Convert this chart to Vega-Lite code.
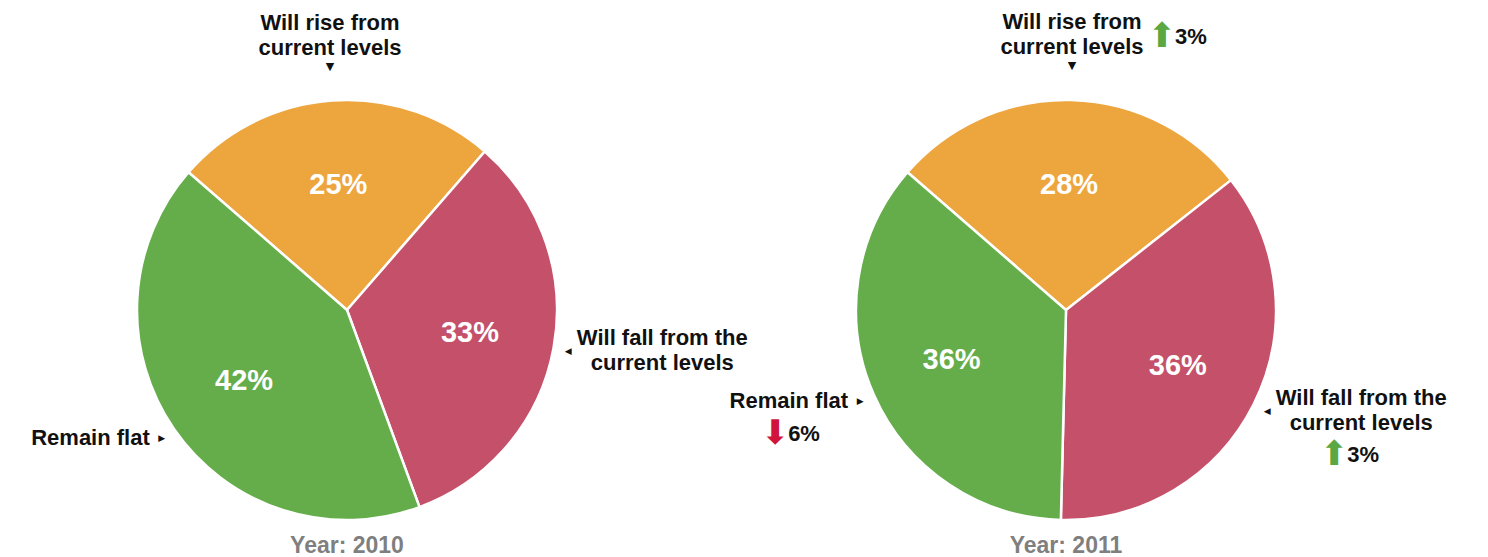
{
  "$schema": "https://vega.github.io/schema/vega-lite/v6.json",
  "padding": {"left": 0, "top": 11, "right": 0, "bottom": 0},
  "background": "white",
  "data": {
    "values": [
      {"year": "2010", "category": "rise", "idx": 1, "pct": 0.25, "label": "Will rise from\ncurrent levels", "change": null, "dir": null},
      {"year": "2010", "category": "fall", "idx": 2, "pct": 0.33, "label": "Will fall from the\ncurrent levels", "change": null, "dir": null},
      {"year": "2010", "category": "flat", "idx": 3, "pct": 0.42, "label": "Remain flat", "change": null, "dir": null},
      {"year": "2011", "category": "rise", "idx": 1, "pct": 0.28, "label": "Will rise from\ncurrent levels", "change": 0.03, "dir": "up"},
      {"year": "2011", "category": "fall", "idx": 2, "pct": 0.36, "label": "Will fall from the\ncurrent levels", "change": 0.03, "dir": "up"},
      {"year": "2011", "category": "flat", "idx": 3, "pct": 0.36, "label": "Remain flat", "change": 0.06, "dir": "down"}
    ]
  },
  "facet": {
    "column": {
      "field": "year",
      "type": "nominal",
      "header": {
        "title": null,
        "labelOrient": "bottom",
        "labelExpr": "'Year: ' + datum.value",
        "labelFont": "Liberation Sans",
        "labelFontSize": 23,
        "labelFontWeight": "bold",
        "labelColor": "#7f7f7f",
        "labelPadding": 10
      }
    }
  },
  "spacing": 25,
  "bounds": "flush",
  "spec": {
    "width": 694,
    "height": 430,
    "encoding": {
      "theta": {"field": "pct", "type": "quantitative", "stack": true, "scale": {"domain": [0, 1], "range": [-0.8552, 5.428]}},
      "order": {"field": "idx", "type": "quantitative"},
      "detail": {"field": "category", "type": "nominal"}
    },
    "layer": [
      {
        "mark": {"type": "arc", "outerRadius": 210, "stroke": "white", "strokeWidth": 2.5},
        "encoding": {
          "color": {"field": "category", "type": "nominal", "legend": null,
            "scale": {"domain": ["rise", "fall", "flat"], "range": ["#EDA53E", "#C5506A", "#65AD4A"]}}
        }
      },
      {
        "mark": {"type": "text", "radius": 125, "fontSize": 29, "color": "white", "baseline": "middle"},
        "encoding": {"text": {"field": "pct", "type": "quantitative", "format": ".0%"}}
      },
      {
        "mark": {"type": "text", "radius": 244, "align": "center", "baseline": "middle", "dy": -44},
        "encoding": {"text": {"field": "label", "type": "nominal", "condition": {"test": "datum.category !== 'rise'", "value": ""}}}
      },
      {
        "mark": {"type": "text", "radius": 244, "font": "DejaVu Sans", "fontSize": 11, "baseline": "middle"},
        "encoding": {"text": {"condition": {"test": "datum.category === 'rise'", "value": "▼"}, "value": ""}}
      },
      {
        "mark": {"type": "text", "radius": 244, "dx": 90, "dy": -29, "font": "DejaVu Sans", "fontSize": 34, "fontWeight": "normal", "baseline": "middle"},
        "encoding": {
          "text": {"condition": [
            {"test": "datum.category === 'rise' && datum.dir === 'up'", "value": "⬆"},
            {"test": "datum.category === 'rise' && datum.dir === 'down'", "value": "⬇"}], "value": ""},
          "color": {"condition": {"test": "datum.dir === 'down'", "value": "#D0143C"}, "value": "#5BA843"}
        }
      },
      {
        "mark": {"type": "text", "radius": 244, "dx": 103, "dy": -29, "align": "left", "baseline": "middle"},
        "encoding": {"text": {"field": "change", "type": "quantitative", "format": ".0%", "condition": {"test": "datum.category !== 'rise' || !isValid(datum.change)", "value": ""}}}
      },
      {
        "mark": {"type": "text", "radius": 225, "dx": 94, "dy": -13, "align": "center", "baseline": "middle"},
        "encoding": {"text": {"field": "label", "type": "nominal", "condition": {"test": "datum.category !== 'fall'", "value": ""}}}
      },
      {
        "mark": {"type": "text", "radius": 225, "font": "DejaVu Sans", "fontSize": 9, "baseline": "middle"},
        "encoding": {"text": {"condition": {"test": "datum.category === 'fall'", "value": "◀"}, "value": ""}}
      },
      {
        "mark": {"type": "text", "radius": 225, "dx": 67, "dy": 44, "font": "DejaVu Sans", "fontSize": 34, "fontWeight": "normal", "baseline": "middle"},
        "encoding": {
          "text": {"condition": [
            {"test": "datum.category === 'fall' && datum.dir === 'up'", "value": "⬆"},
            {"test": "datum.category === 'fall' && datum.dir === 'down'", "value": "⬇"}], "value": ""},
          "color": {"condition": {"test": "datum.dir === 'down'", "value": "#D0143C"}, "value": "#5BA843"}
        }
      },
      {
        "mark": {"type": "text", "radius": 225, "dx": 80, "dy": 44, "align": "left", "baseline": "middle"},
        "encoding": {"text": {"field": "change", "type": "quantitative", "format": ".0%", "condition": {"test": "datum.category !== 'fall' || !isValid(datum.change)", "value": ""}}}
      },
      {
        "mark": {"type": "text", "radius": 225, "dx": -12, "align": "right", "baseline": "middle"},
        "encoding": {"text": {"field": "label", "type": "nominal", "condition": {"test": "datum.category !== 'flat'", "value": ""}}}
      },
      {
        "mark": {"type": "text", "radius": 225, "font": "DejaVu Sans", "fontSize": 9, "baseline": "middle"},
        "encoding": {"text": {"condition": {"test": "datum.category === 'flat'", "value": "▶"}, "value": ""}}
      },
      {
        "mark": {"type": "text", "radius": 225, "dx": -85, "dy": 33, "font": "DejaVu Sans", "fontSize": 34, "fontWeight": "normal", "baseline": "middle"},
        "encoding": {
          "text": {"condition": [
            {"test": "datum.category === 'flat' && datum.dir === 'up'", "value": "⬆"},
            {"test": "datum.category === 'flat' && datum.dir === 'down'", "value": "⬇"}], "value": ""},
          "color": {"condition": {"test": "datum.dir === 'down'", "value": "#D0143C"}, "value": "#5BA843"}
        }
      },
      {
        "mark": {"type": "text", "radius": 225, "dx": -72, "dy": 33, "align": "left", "baseline": "middle"},
        "encoding": {"text": {"field": "change", "type": "quantitative", "format": ".0%", "condition": {"test": "datum.category !== 'flat' || !isValid(datum.change)", "value": ""}}}
      }
    ]
  },
  "config": {
    "view": {"stroke": null},
    "text": {"font": "Liberation Sans", "fontSize": 22, "fontWeight": "bold", "color": "#111111", "lineBreak": "\n", "lineHeight": 25}
  }
}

OBJECTIVE. Repeat the data exactly in full, omitting its pictures.

EXERCISE RESPONSE.
Convert this chart to Vega-Lite code.
{
  "$schema": "https://vega.github.io/schema/vega-lite/v6.json",
  "padding": {"left": 0, "top": 11, "right": 0, "bottom": 0},
  "background": "white",
  "data": {
    "values": [
      {"year": "2010", "category": "rise", "idx": 1, "pct": 0.25, "label": "Will rise from\ncurrent levels", "change": null, "dir": null},
      {"year": "2010", "category": "fall", "idx": 2, "pct": 0.33, "label": "Will fall from the\ncurrent levels", "change": null, "dir": null},
      {"year": "2010", "category": "flat", "idx": 3, "pct": 0.42, "label": "Remain flat", "change": null, "dir": null},
      {"year": "2011", "category": "rise", "idx": 1, "pct": 0.28, "label": "Will rise from\ncurrent levels", "change": 0.03, "dir": "up"},
      {"year": "2011", "category": "fall", "idx": 2, "pct": 0.36, "label": "Will fall from the\ncurrent levels", "change": 0.03, "dir": "up"},
      {"year": "2011", "category": "flat", "idx": 3, "pct": 0.36, "label": "Remain flat", "change": 0.06, "dir": "down"}
    ]
  },
  "facet": {
    "column": {
      "field": "year",
      "type": "nominal",
      "header": {
        "title": null,
        "labelOrient": "bottom",
        "labelExpr": "'Year: ' + datum.value",
        "labelFont": "Liberation Sans",
        "labelFontSize": 23,
        "labelFontWeight": "bold",
        "labelColor": "#7f7f7f",
        "labelPadding": 10
      }
    }
  },
  "spacing": 25,
  "bounds": "flush",
  "spec": {
    "width": 694,
    "height": 430,
    "encoding": {
      "theta": {"field": "pct", "type": "quantitative", "stack": true, "scale": {"domain": [0, 1], "range": [-0.8552, 5.428]}},
      "order": {"field": "idx", "type": "quantitative"},
      "detail": {"field": "category", "type": "nominal"}
    },
    "layer": [
      {
        "mark": {"type": "arc", "outerRadius": 210, "stroke": "white", "strokeWidth": 2.5},
        "encoding": {
          "color": {"field": "category", "type": "nominal", "legend": null,
            "scale": {"domain": ["rise", "fall", "flat"], "range": ["#EDA53E", "#C5506A", "#65AD4A"]}}
        }
      },
      {
        "mark": {"type": "text", "radius": 125, "fontSize": 29, "color": "white", "baseline": "middle"},
        "encoding": {"text": {"field": "pct", "type": "quantitative", "format": ".0%"}}
      },
      {
        "mark": {"type": "text", "radius": 244, "align": "center", "baseline": "middle", "dy": -44},
        "encoding": {"text": {"field": "label", "type": "nominal", "condition": {"test": "datum.category !== 'rise'", "value": ""}}}
      },
      {
        "mark": {"type": "text", "radius": 244, "font": "DejaVu Sans", "fontSize": 11, "baseline": "middle"},
        "encoding": {"text": {"condition": {"test": "datum.category === 'rise'", "value": "▼"}, "value": ""}}
      },
      {
        "mark": {"type": "text", "radius": 244, "dx": 90, "dy": -29, "font": "DejaVu Sans", "fontSize": 34, "fontWeight": "normal", "baseline": "middle"},
        "encoding": {
          "text": {"condition": [
            {"test": "datum.category === 'rise' && datum.dir === 'up'", "value": "⬆"},
            {"test": "datum.category === 'rise' && datum.dir === 'down'", "value": "⬇"}], "value": ""},
          "color": {"condition": {"test": "datum.dir === 'down'", "value": "#D0143C"}, "value": "#5BA843"}
        }
      },
      {
        "mark": {"type": "text", "radius": 244, "dx": 103, "dy": -29, "align": "left", "baseline": "middle"},
        "encoding": {"text": {"field": "change", "type": "quantitative", "format": ".0%", "condition": {"test": "datum.category !== 'rise' || !isValid(datum.change)", "value": ""}}}
      },
      {
        "mark": {"type": "text", "radius": 225, "dx": 94, "dy": -13, "align": "center", "baseline": "middle"},
        "encoding": {"text": {"field": "label", "type": "nominal", "condition": {"test": "datum.category !== 'fall'", "value": ""}}}
      },
      {
        "mark": {"type": "text", "radius": 225, "font": "DejaVu Sans", "fontSize": 9, "baseline": "middle"},
        "encoding": {"text": {"condition": {"test": "datum.category === 'fall'", "value": "◀"}, "value": ""}}
      },
      {
        "mark": {"type": "text", "radius": 225, "dx": 67, "dy": 44, "font": "DejaVu Sans", "fontSize": 34, "fontWeight": "normal", "baseline": "middle"},
        "encoding": {
          "text": {"condition": [
            {"test": "datum.category === 'fall' && datum.dir === 'up'", "value": "⬆"},
            {"test": "datum.category === 'fall' && datum.dir === 'down'", "value": "⬇"}], "value": ""},
          "color": {"condition": {"test": "datum.dir === 'down'", "value": "#D0143C"}, "value": "#5BA843"}
        }
      },
      {
        "mark": {"type": "text", "radius": 225, "dx": 80, "dy": 44, "align": "left", "baseline": "middle"},
        "encoding": {"text": {"field": "change", "type": "quantitative", "format": ".0%", "condition": {"test": "datum.category !== 'fall' || !isValid(datum.change)", "value": ""}}}
      },
      {
        "mark": {"type": "text", "radius": 225, "dx": -12, "align": "right", "baseline": "middle"},
        "encoding": {"text": {"field": "label", "type": "nominal", "condition": {"test": "datum.category !== 'flat'", "value": ""}}}
      },
      {
        "mark": {"type": "text", "radius": 225, "font": "DejaVu Sans", "fontSize": 9, "baseline": "middle"},
        "encoding": {"text": {"condition": {"test": "datum.category === 'flat'", "value": "▶"}, "value": ""}}
      },
      {
        "mark": {"type": "text", "radius": 225, "dx": -85, "dy": 33, "font": "DejaVu Sans", "fontSize": 34, "fontWeight": "normal", "baseline": "middle"},
        "encoding": {
          "text": {"condition": [
            {"test": "datum.category === 'flat' && datum.dir === 'up'", "value": "⬆"},
            {"test": "datum.category === 'flat' && datum.dir === 'down'", "value": "⬇"}], "value": ""},
          "color": {"condition": {"test": "datum.dir === 'down'", "value": "#D0143C"}, "value": "#5BA843"}
        }
      },
      {
        "mark": {"type": "text", "radius": 225, "dx": -72, "dy": 33, "align": "left", "baseline": "middle"},
        "encoding": {"text": {"field": "change", "type": "quantitative", "format": ".0%", "condition": {"test": "datum.category !== 'flat' || !isValid(datum.change)", "value": ""}}}
      }
    ]
  },
  "config": {
    "view": {"stroke": null},
    "text": {"font": "Liberation Sans", "fontSize": 22, "fontWeight": "bold", "color": "#111111", "lineBreak": "\n", "lineHeight": 25}
  }
}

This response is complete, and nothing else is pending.